The College's response to the Autumn Budget and the Comprehensive Spending Review

Comprehensive Spending Review (CSR)
public sector pay
NHS pay
The College welcomes the end to the pay freeze but is disappointed that there is no commitment to future funding

As part of today’s Comprehensive Spending Review (CSR), the government announced the end of its policy of freezing public sector pay. Although the NHS was exempt from this policy in 2020/21, such a freeze next year would have been devasting to our members, who were also looking at an increase in National Insurance payments and, in many cases, increased pension contributions.

Whilst the end of the freeze is welcome, it is disappointing that the Chancellor has not committed to funding pay rises, making the ending of the freeze no more than a gesture.

On NHS pay in particular, the Royal College of Podiatry will not be alone in noting that an increase that does not keep pace with inflation is not actually an increase. Regarding social care, the College welcomes the increase in pay for those working in the sector, however, this needs to be met with guaranteed extra resources to local authorities, or other services will be cut.

On the extra funding announced for the NHS, the College will always welcome the news that more money is being made available. A large proportion of this ‘new’ money will be used to get services back on track. That should be seen as the minimum acceptable level of investment. Tackling the NHS backlog and waiting list is paramount and nobody should be left waiting for vital tests and treatment. The funding to improve the digital and technological capacity of the health service is also laudable as is the commitment to issue proportional funding across the four nations. But the College wants to see real policies and funding that address the endemic staffing shortage problems across the system.
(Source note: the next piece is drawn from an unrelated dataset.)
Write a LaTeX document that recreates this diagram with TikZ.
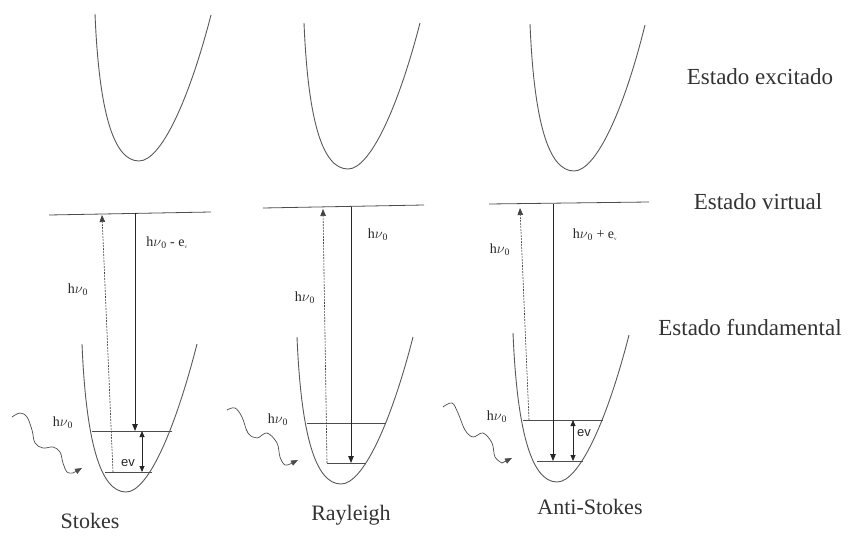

Speaking on the announcements today, Steve Jameison, CEO and General Secretary of the Royal College of Podiatry said:

‘We welcome the ending of the pay freeze but are disappointed that without the committed funding to future pay rises our members are still facing uncertainty. Like other public sector workers, our NHS members work in every community in the UK and contribute to the local economy. A public sector pay rise is good for all of society’.